Create Linux machine

$ sudo -i
root # yum update


root # yum install gcc
root # yum install cpan
root # yum install python-devel

root # Get the Mime parser (for controlchan [idk wtf that is])
root # cpan -f install Mime::Parser

root # wget ftp://ftp.isc.org/isc/inn/inn-2.5.4.tar.gz
root # tar xvf inn-2.5.4.tar.gz
root # cd inn-2.5.4

root # groupadd news
root # useradd -g news -d /usr/local/news news

root # ./configure \
--with-python \
--enable-libtool \
--with-gnu-ld \
--with-sendmail=/usr/sbin/sendmail \
--enable-tagged-hash \
--enable-shared \
LIBS="-lpthread"

root # vim /etc/hostname # set your hostname to something like `news`
root # vim /etc/hosts # change local.localdomain to the new hostname

# should probably restart the machine to get the new hostname

root # su - news
news $ vim etc/inn.conf

The top of my inn.conf looks like:

mta:                         "/usr/sbin/sendmail -oi -oem %s"
organization:                "tilde.club"
ovmethod:                    tradindexed
hismethod:                   hisv6
pathhost:                    news
pathnews:                    /usr/local/news

#runasuser:                  # default: news
#runasgroup:                 # default: news

# General Settings

domain:                      news.tilde.club
#innflags:
mailcmd:                     /usr/local/news/bin/innmail
#server:

Then you need to configure readers.conf to say who can connect, how, and what kind of things they get when they log in.

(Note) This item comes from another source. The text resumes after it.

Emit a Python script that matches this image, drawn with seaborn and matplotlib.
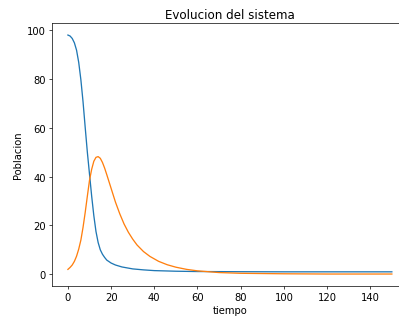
import matplotlib
matplotlib.use('Agg')
import matplotlib.pyplot as plt
import seaborn as sns
import pandas as pd

# valores
t_s = [0, 1, 2, 3, 4, 5, 6, 7, 8, 9, 10, 11, 12, 13, 14, 15, 16, 17, 18, 20,
       22, 25, 30, 35, 40, 50, 60, 80, 100, 150]
susceptibles = [98, 97.6, 96.6, 94.8, 91.8, 86.8, 79.7, 70.7, 60.2, 50, 41, 32, 24,
                17.5, 13, 10, 8.2, 6.9, 5.8, 4.6, 3.8, 3.0, 2.2, 1.8, 1.5, 1.25,
                1.12, 1.05, 1.0, 1.0]

t_i = [0, 1, 2, 3, 4, 5, 6, 7, 8, 9, 10, 11, 12, 13, 14, 15, 16, 17, 18, 19, 20,
       22, 24, 26, 28, 30, 32, 35, 38, 42, 46, 50, 55, 60, 70, 80, 100, 120, 150]
infectados = [2, 2.8, 3.8, 5.3, 7.4, 10.3, 14, 19.2, 25.3, 32, 38.5, 43, 46.3, 47.9,
              48.2, 47.5, 45.8, 43.5, 40.8, 38, 35.2, 29.6, 24.8, 20.6, 17.2, 14.4,
              12, 9.3, 7.3, 5.3, 3.9, 2.9, 2.0, 1.4, 0.7, 0.4, 0.2, 0.1, 0.1]

df_s = pd.DataFrame({'tiempo': t_s, 'Poblacion': susceptibles})
df_i = pd.DataFrame({'tiempo': t_i, 'Poblacion': infectados})

plt.rcParams['font.size'] = 11.5

fig = plt.figure(figsize=(6.4, 5.148), dpi=62.35)
ax = fig.add_axes([0.1296, 0.106, 0.893, 0.819])

sns.lineplot(data=df_s, x='tiempo', y='Poblacion', color='C0', ax=ax)
sns.lineplot(data=df_i, x='tiempo', y='Poblacion', color='C1', ax=ax)

ax.set_title('Evolucion del sistema')
ax.set_xlabel('tiempo')
ax.set_ylabel('Poblacion')

fig.savefig('out.png', dpi=62.35)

news $ mv etc/readers.conf etc/readers.conf.old
news $ vim etc/readers.conf

A rudimentary readers.conf looks like:

# as this machine will only listen to connections from the tilde.club server, I don't mind having
# such a wild rule.
auth tilde.club {
        hosts: *
        default: <PUBLIC>
}

access default {
        users: <PUBLIC>
        newsgroups: "*,!admin.*,!control,!control.*,!mode,!junk"
}

access admin {
        users: "artem,ftrain@tilde.club"
        newsgroups: *
        access: "RPA"
        perlfilter: false
}

Ensure that all the history files have the right permissions:

news $ chmod 644 ~/db/*

And finally set up the cron job to expire messages. Make sure you run this as the news user:

0 3 * * * ~/bin/news.daily expireover lowmark

Running the server

There are some scripts in the contrib which will help you get started, namely sample.init.script. I think it goes into /etc/init.d, though I might be mistaken. Another option is a long-running tmux session. Either way, the following runs the server:

news $ bin/rc.news start

And the following stops it:

news $ bin/rc.news stop

All errors are logged to ~/log/. ~/log/errlog is a good resource for finding out why your news server isn't running.